I agree that thinking of them as suicide bombers gives their actions a different connotation (Landa refers to it as “a terrorist plot”), but I do think they were consistently portrayed as being fearless throughout the film, willing to do whatever it takes to help their cause, so it seems to fit to me.
I agree with the fearless part. But do you think Shoshanna and Marcel were planning to die along with everyone? I thought they planned to escape, but obviously once Zoller came up to the projection room, everything spun out of control for her.
Also, do you think the Basterds just got caught up in the moment of killing all the Nazis? Because I’d think that you’d want to live to tell the tale about the time you machine gunned the shit out of Hitler!
That’s a good point about the Basterds. They definitely have the crazy-eyes going on while they’re going nuts with the machine guns. Maybe they just couldn’t stop themselves in time to get out of there before the place blows.
I always thought that Shosanna and Marcel were just planning on going down with the cinema. Something about their scenes just felt to me like they knew they were about to die.

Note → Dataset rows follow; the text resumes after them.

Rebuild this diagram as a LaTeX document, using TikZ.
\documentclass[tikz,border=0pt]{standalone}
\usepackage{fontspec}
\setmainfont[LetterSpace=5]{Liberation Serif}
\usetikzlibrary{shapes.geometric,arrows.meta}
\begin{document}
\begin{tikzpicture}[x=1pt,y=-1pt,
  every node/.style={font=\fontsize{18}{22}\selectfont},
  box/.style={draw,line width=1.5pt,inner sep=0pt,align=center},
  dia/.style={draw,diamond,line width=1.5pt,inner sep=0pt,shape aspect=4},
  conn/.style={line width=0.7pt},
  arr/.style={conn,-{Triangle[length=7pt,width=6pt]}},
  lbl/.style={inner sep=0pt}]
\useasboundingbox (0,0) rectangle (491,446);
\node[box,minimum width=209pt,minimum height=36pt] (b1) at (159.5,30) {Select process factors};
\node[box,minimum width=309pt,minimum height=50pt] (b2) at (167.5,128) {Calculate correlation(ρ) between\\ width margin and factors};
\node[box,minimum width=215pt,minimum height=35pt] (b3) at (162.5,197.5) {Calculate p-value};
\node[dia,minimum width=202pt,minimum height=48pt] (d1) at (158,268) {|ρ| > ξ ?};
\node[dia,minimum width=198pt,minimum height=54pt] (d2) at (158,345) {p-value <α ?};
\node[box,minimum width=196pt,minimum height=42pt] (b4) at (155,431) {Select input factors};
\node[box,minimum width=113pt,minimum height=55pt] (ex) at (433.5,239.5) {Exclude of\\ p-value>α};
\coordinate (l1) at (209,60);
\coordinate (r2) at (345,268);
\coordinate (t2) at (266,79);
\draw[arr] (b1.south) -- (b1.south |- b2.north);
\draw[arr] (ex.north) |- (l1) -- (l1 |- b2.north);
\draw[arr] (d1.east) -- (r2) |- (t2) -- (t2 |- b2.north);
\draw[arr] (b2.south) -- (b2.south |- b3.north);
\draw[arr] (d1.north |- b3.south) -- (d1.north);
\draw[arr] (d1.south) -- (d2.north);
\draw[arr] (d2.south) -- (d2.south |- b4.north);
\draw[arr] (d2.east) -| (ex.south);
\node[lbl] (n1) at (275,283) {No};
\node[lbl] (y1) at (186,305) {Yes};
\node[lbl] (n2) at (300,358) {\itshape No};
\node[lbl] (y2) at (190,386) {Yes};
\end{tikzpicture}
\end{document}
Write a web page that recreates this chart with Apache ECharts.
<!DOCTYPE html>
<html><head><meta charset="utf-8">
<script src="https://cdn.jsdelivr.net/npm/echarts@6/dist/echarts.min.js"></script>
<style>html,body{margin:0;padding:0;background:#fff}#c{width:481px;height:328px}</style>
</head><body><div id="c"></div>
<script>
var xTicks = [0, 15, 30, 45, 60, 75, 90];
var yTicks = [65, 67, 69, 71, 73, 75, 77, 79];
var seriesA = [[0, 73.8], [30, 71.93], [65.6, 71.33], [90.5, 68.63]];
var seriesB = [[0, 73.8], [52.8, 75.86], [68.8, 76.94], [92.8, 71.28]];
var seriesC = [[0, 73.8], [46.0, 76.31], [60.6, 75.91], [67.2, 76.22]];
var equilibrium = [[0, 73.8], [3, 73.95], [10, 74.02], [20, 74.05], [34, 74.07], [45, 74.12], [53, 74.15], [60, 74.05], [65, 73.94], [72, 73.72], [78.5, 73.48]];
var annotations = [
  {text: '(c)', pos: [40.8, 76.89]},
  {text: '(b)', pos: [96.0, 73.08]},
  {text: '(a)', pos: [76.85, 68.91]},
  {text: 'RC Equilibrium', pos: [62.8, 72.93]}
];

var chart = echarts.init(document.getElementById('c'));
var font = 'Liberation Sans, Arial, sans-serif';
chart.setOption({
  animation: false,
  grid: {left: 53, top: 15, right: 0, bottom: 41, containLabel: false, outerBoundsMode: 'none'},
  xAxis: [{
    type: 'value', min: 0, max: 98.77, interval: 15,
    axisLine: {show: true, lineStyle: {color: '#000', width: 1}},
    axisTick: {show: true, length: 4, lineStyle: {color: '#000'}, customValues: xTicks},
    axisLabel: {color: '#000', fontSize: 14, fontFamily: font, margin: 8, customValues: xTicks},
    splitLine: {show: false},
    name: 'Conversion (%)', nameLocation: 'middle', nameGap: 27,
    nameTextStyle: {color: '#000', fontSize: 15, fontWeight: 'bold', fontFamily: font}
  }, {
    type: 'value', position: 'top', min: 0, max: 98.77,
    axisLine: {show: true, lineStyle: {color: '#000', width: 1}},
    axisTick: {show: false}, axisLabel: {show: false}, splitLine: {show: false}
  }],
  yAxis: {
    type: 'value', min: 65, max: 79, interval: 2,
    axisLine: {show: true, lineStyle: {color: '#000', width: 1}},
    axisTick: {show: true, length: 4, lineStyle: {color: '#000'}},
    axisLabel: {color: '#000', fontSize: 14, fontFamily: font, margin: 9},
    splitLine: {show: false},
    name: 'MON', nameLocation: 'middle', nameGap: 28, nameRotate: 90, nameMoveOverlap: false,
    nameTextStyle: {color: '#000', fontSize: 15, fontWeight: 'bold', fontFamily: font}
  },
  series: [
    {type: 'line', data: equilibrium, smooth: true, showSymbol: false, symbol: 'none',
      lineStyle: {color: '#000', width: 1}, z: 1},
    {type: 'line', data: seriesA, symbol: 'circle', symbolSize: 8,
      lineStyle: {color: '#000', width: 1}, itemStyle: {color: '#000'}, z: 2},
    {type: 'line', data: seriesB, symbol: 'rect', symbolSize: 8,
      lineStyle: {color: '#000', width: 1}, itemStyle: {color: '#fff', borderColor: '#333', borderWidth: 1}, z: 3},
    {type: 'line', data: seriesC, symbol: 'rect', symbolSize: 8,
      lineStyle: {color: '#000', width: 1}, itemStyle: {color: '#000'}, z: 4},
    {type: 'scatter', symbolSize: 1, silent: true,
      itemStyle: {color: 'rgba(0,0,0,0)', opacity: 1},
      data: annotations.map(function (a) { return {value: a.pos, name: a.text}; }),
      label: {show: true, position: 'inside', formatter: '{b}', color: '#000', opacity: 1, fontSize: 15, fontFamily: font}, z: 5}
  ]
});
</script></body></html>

You got me curious enough about it to check the screenplay. In the opening scene of Chapter 5, QT says (of Shosanna putting on her red dress), “This is the first time in her life she’s had the opportunity, or the occasion to wear something like this. Since she knows this is the last night of her life, no time like the present.”

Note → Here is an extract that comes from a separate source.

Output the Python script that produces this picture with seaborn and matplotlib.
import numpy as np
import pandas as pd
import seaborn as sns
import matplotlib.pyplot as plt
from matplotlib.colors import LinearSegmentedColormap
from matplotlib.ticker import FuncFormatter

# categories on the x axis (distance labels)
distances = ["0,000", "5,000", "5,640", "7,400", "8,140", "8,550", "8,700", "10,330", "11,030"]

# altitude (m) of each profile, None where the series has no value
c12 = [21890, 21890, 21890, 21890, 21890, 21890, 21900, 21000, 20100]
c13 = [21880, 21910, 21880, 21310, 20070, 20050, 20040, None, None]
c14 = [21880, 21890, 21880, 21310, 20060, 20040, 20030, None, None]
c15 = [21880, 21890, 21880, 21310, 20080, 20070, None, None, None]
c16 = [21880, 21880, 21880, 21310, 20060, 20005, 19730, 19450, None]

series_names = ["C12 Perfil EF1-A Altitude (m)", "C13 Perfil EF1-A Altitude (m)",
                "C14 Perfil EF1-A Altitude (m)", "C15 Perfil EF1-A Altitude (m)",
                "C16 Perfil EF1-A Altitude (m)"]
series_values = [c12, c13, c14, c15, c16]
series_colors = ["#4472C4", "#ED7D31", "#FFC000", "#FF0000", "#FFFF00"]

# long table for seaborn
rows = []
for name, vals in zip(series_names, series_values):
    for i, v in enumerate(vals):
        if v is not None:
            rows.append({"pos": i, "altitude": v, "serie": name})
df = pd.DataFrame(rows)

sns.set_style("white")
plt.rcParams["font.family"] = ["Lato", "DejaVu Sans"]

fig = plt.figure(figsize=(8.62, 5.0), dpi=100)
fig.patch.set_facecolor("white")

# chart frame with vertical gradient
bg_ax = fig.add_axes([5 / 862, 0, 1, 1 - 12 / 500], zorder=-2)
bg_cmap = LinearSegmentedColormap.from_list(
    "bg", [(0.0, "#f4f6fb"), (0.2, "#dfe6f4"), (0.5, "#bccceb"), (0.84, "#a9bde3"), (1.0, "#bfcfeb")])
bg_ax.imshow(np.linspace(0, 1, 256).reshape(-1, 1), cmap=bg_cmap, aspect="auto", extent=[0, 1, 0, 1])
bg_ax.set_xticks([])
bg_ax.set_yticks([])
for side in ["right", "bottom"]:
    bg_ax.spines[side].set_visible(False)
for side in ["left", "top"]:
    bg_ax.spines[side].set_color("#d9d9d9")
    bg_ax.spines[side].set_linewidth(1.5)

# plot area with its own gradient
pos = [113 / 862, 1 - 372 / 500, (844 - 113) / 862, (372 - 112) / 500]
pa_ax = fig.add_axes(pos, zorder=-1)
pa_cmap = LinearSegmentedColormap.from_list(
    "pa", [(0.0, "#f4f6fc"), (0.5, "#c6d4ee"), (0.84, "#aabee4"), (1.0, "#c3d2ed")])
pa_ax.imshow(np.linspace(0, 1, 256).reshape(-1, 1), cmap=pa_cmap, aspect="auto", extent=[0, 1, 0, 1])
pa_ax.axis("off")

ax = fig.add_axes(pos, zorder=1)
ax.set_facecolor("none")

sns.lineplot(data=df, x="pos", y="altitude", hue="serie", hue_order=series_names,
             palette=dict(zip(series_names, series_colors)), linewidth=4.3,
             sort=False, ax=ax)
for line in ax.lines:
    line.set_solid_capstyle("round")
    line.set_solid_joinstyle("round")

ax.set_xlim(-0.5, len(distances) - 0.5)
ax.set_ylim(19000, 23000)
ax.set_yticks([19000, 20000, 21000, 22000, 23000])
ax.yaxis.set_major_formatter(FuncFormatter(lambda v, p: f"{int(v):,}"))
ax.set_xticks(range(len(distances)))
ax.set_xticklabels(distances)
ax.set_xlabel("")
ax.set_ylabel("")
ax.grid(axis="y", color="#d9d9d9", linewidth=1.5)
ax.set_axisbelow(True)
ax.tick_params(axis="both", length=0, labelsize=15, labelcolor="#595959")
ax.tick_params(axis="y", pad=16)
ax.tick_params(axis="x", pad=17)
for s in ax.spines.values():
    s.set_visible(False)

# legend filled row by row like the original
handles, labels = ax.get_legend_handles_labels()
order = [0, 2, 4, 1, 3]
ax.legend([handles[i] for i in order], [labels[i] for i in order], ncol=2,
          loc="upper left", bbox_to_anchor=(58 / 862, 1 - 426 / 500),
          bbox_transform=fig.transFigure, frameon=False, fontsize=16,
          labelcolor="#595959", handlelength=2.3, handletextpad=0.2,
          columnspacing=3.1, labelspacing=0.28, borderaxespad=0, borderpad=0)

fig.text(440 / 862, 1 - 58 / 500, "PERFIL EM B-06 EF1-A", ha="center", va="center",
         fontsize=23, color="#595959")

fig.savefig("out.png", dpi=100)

Later, right before Marcel goes to lock the auditorium and take his position behind the screen, the script says this: “This is the last time they will see each other, too much to say. He holds her in his arms and lays a one kiss before I die wet one on her.”
I feel like that’s cheating, though; you should believe whatever you felt the film told you to believe when you saw it. (I’m quite certain QT would agree with me on that point!)